Emergency services struggling with the aftermath of Saturday's storms in France and Spain faced a new spate of victims as four people died and more than 100 were hospitalised after inhaling carbon monoxide from electricity generators.

With 680,000 people still without electricity in France and 50,000 in Spain, families have been using their own generators to power their homes, businesses and farms

But Michèle Alliot-Marie, the French Interior Minister, warned of the dangers today as hospitals dealt with victims poisoned by generators they had installed without proper ventilation.

"People must be more vigilant," she said as officials called for private power generation units to be placed outside.

Sarkozy weather emergency
© Caroline Blumberg/European Press AgencyPresident Sarkozy meets emergency forces in Louens, north of Bordeaux. Across France, up to 680,000 people remain without electricity.
The victims included a couple of pensioners, aged 75 and 77, in the Dordogne. Two other pensioners died along with their dog and cat on their yacht in the Mediterranean after installing a generator aboard.

The warnings came as the death toll from the storms that battered France and Spain this weekend rose to 21 and weather forecasters warned of flooding and further gales .

Mourners gathered in Sant Boi de Llobregat in northeast Spain for the funeral of four children killed when a sports hall collapsed.
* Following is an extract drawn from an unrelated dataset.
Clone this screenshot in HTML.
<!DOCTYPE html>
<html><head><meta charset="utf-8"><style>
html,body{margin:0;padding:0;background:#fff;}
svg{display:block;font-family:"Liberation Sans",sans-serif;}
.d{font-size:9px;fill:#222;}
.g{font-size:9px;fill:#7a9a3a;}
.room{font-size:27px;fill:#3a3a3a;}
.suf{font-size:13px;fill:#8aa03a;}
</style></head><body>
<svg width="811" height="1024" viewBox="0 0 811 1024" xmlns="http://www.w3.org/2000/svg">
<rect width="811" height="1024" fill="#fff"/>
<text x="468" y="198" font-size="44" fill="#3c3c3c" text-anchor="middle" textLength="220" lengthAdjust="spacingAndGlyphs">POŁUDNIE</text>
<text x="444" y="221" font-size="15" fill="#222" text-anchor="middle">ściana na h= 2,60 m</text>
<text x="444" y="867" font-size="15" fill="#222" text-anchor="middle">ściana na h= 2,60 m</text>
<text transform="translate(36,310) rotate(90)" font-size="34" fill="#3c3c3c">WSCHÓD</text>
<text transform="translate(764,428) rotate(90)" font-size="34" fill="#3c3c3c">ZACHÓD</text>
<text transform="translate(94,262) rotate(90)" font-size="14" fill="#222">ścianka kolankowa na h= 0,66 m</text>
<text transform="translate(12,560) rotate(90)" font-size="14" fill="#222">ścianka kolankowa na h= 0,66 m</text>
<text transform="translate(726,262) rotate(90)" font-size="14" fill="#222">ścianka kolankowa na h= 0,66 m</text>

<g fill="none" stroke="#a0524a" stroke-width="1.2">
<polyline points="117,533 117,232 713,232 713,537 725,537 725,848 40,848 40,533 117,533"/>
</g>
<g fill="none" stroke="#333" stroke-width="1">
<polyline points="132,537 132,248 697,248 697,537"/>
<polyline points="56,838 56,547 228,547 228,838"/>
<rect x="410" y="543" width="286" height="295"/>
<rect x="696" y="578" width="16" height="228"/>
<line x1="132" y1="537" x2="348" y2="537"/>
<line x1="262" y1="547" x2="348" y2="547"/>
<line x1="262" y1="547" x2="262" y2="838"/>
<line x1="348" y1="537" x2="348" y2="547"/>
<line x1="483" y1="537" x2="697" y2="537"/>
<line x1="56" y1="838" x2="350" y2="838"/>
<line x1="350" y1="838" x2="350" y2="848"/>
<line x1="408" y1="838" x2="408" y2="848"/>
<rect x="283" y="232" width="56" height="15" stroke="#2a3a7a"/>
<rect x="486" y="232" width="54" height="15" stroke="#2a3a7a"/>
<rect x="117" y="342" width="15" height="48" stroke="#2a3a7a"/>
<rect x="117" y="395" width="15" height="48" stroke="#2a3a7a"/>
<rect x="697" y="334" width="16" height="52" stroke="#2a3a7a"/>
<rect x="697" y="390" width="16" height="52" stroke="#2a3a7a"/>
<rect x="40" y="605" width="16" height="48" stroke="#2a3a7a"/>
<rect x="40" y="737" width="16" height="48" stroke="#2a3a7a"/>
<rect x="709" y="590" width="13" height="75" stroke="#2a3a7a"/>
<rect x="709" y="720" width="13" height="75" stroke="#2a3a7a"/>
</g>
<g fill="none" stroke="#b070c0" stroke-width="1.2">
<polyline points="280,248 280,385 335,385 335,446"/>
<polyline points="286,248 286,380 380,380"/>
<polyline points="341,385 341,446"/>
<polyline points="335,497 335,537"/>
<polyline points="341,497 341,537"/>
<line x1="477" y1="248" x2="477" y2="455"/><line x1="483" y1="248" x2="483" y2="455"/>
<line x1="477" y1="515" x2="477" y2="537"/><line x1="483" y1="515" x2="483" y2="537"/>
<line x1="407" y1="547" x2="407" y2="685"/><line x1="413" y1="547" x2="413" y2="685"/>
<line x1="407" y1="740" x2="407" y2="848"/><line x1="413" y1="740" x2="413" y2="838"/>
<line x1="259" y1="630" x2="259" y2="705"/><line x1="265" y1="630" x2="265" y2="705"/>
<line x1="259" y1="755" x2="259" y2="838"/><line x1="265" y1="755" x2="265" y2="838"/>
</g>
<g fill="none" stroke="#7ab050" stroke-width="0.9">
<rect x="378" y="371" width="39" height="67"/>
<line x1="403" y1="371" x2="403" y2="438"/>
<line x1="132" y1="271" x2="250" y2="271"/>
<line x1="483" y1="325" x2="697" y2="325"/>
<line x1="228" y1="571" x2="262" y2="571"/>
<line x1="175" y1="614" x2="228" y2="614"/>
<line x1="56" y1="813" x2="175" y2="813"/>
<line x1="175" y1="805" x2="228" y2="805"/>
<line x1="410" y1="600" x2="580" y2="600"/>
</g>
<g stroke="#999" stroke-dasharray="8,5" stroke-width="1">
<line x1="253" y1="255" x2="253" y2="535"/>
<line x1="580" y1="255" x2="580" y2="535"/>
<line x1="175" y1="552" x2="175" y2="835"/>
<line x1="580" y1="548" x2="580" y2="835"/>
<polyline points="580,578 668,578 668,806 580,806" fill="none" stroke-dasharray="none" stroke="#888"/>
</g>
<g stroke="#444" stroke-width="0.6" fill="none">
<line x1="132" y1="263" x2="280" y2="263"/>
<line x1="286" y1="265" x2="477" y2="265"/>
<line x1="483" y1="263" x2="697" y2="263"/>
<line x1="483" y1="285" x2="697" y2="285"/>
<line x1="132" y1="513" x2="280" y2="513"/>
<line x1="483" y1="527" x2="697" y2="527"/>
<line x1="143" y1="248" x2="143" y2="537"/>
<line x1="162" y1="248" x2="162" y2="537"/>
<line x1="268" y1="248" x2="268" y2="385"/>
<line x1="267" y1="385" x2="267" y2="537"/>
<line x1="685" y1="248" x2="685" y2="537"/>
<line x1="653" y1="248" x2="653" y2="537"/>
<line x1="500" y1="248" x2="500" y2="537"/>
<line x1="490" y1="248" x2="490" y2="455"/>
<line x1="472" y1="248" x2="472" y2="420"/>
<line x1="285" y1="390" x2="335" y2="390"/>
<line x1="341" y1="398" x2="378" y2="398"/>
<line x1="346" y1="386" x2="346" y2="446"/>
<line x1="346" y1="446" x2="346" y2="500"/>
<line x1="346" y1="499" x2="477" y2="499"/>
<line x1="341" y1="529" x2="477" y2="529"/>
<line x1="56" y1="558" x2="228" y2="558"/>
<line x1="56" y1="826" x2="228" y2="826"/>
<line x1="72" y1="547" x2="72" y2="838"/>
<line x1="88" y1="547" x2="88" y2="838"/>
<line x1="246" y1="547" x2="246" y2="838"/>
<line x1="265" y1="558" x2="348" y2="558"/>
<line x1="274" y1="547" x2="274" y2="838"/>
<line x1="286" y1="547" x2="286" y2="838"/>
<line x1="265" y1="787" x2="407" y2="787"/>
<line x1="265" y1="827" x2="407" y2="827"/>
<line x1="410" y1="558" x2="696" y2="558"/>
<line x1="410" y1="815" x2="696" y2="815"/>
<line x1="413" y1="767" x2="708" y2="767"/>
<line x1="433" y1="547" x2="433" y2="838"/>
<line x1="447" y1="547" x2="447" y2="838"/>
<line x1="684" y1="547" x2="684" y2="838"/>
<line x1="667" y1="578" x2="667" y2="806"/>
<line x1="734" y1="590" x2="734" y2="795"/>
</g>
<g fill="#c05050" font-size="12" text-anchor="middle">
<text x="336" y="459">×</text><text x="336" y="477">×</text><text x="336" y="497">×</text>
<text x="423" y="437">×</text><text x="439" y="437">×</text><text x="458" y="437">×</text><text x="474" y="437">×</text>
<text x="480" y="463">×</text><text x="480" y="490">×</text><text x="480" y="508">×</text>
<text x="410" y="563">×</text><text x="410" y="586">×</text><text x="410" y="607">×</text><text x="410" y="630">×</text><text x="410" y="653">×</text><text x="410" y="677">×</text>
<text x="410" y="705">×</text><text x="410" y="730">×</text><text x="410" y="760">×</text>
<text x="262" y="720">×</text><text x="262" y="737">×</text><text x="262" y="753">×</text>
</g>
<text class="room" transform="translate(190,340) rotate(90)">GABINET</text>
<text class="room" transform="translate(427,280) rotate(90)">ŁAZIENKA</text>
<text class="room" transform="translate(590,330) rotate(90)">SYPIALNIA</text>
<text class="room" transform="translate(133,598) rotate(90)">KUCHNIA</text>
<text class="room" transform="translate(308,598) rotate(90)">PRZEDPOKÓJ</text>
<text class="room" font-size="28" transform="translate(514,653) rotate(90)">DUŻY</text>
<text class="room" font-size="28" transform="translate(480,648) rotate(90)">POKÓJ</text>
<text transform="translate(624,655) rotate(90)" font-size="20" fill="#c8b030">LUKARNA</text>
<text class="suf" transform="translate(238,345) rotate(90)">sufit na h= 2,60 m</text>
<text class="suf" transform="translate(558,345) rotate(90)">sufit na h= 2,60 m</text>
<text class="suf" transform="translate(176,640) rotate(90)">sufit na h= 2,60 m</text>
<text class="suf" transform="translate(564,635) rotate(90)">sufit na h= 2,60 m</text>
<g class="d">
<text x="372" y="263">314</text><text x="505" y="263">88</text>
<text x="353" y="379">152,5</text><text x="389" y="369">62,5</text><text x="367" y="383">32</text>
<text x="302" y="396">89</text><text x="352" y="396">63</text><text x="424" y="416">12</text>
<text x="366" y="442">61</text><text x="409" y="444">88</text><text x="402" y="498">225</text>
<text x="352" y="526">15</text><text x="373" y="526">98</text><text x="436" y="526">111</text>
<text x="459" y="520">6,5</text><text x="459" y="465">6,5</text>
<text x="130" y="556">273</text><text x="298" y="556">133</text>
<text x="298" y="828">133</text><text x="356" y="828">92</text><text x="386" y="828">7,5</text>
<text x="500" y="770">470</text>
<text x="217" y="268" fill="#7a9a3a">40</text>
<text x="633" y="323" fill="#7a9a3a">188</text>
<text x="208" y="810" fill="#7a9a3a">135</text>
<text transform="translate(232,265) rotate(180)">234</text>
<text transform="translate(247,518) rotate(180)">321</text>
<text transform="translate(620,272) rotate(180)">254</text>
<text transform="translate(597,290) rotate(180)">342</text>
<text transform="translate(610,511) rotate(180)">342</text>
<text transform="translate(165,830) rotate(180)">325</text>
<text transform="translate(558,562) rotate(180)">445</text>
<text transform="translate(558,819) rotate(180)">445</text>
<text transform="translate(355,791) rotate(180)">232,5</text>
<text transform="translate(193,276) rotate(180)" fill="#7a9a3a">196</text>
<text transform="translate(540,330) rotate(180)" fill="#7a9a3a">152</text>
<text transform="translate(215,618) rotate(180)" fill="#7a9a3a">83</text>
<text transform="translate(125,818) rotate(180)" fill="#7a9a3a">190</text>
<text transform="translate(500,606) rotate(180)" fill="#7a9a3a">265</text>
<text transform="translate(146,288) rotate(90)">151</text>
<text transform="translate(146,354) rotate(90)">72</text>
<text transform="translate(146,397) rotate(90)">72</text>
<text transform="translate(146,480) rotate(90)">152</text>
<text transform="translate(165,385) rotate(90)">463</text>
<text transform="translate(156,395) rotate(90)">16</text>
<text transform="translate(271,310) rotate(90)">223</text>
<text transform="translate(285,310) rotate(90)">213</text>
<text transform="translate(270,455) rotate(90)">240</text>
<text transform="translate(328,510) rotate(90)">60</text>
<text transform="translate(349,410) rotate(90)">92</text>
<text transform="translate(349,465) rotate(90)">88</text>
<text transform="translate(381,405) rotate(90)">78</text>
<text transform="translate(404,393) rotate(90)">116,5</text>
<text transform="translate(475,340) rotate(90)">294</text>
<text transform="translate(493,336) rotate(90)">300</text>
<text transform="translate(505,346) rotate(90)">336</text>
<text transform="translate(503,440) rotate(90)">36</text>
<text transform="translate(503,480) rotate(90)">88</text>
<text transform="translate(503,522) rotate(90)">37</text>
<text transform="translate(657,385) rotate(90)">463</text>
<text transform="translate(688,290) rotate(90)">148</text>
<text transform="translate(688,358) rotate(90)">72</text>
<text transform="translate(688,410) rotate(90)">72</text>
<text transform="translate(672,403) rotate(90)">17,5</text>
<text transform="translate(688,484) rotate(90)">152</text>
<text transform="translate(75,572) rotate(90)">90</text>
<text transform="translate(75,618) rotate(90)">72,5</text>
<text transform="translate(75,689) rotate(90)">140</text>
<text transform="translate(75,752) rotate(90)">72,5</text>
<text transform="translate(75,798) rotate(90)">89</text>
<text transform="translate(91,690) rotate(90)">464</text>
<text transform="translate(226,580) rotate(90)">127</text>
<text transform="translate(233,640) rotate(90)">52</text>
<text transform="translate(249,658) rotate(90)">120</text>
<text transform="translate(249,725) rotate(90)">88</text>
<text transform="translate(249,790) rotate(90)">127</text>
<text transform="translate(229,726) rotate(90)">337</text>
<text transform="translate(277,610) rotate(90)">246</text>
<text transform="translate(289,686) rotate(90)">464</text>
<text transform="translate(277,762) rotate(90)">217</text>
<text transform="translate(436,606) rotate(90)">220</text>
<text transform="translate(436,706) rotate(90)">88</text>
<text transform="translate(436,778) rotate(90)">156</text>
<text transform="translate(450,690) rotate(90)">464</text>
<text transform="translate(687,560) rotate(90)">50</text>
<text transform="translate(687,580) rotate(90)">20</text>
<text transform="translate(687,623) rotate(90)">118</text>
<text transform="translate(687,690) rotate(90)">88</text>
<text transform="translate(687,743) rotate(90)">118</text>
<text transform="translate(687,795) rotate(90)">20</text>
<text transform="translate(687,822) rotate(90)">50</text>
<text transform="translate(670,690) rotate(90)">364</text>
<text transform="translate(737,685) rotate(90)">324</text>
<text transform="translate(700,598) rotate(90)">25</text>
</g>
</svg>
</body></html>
Rescuers in France said that the latest victim was an elderly woman found in a courtyard.

The 70-year-old died of hypothermia after fleeing from her home near Bordeaux as tiles flew off the roof in winds of up to 119mph.

The children had run into Sant Boi de Llobregat's sports hall to shelter from the winds but were crushed when its roof caved in, Spanish emergency services said.

The fiercest storm since December 1999 killed at least nine people in southwest France and 12 in northeast Spain as winds uprooted trees, damaged buildings and initially left 1.7 million homes without power.

The scenes were described by Guillaume Pépy, the chairman of the SNCF, the French state railway network, as "like a war zone".

Mrs Alliot-Marie said that authorities would formally declare the storms to have been a natural catastrophe, enabling homeowners to claim for the cost of repairing their houses from their insurance companies

With 200,000 homes without landline telephones in France, 650 soldiers were due in the Bordeaux region today to join the 300 already there to help with the rescue operation.

They will be charged with restoring telephone and power lines, clearing roads and railways and surveying rivers in danger of overflowing.

Tens of thousands of people are also without drinking water, according to officials in France.

Mr Pépy said that 1,000 railway employees were repairing tracks and overhead power cables, enabling the main Paris-Bordeaux line to resume service today.

EDF, the French state electricity operator, said that 3,000 workers, including a team sent from Britain, were repairing power lines. A spokesman said that 90 per cent of its customers would have power back within a week.

In Spain firefighters were struggling to contain two forest blazes caused by electricity pylons toppled by the gales. Spanish weather forecasters said that further storms were likely today, adding to the turmoil that has gripped northeast regions.

Méteo France, the French weather office, said that floods were likely in the aftermath of the storms.

The winds also battered Italy, where a woman drowned after being swept into the sea by a wave as she walked along a beach near Naples on Sunday. Two people were killed in a mudslide, also near the southern city.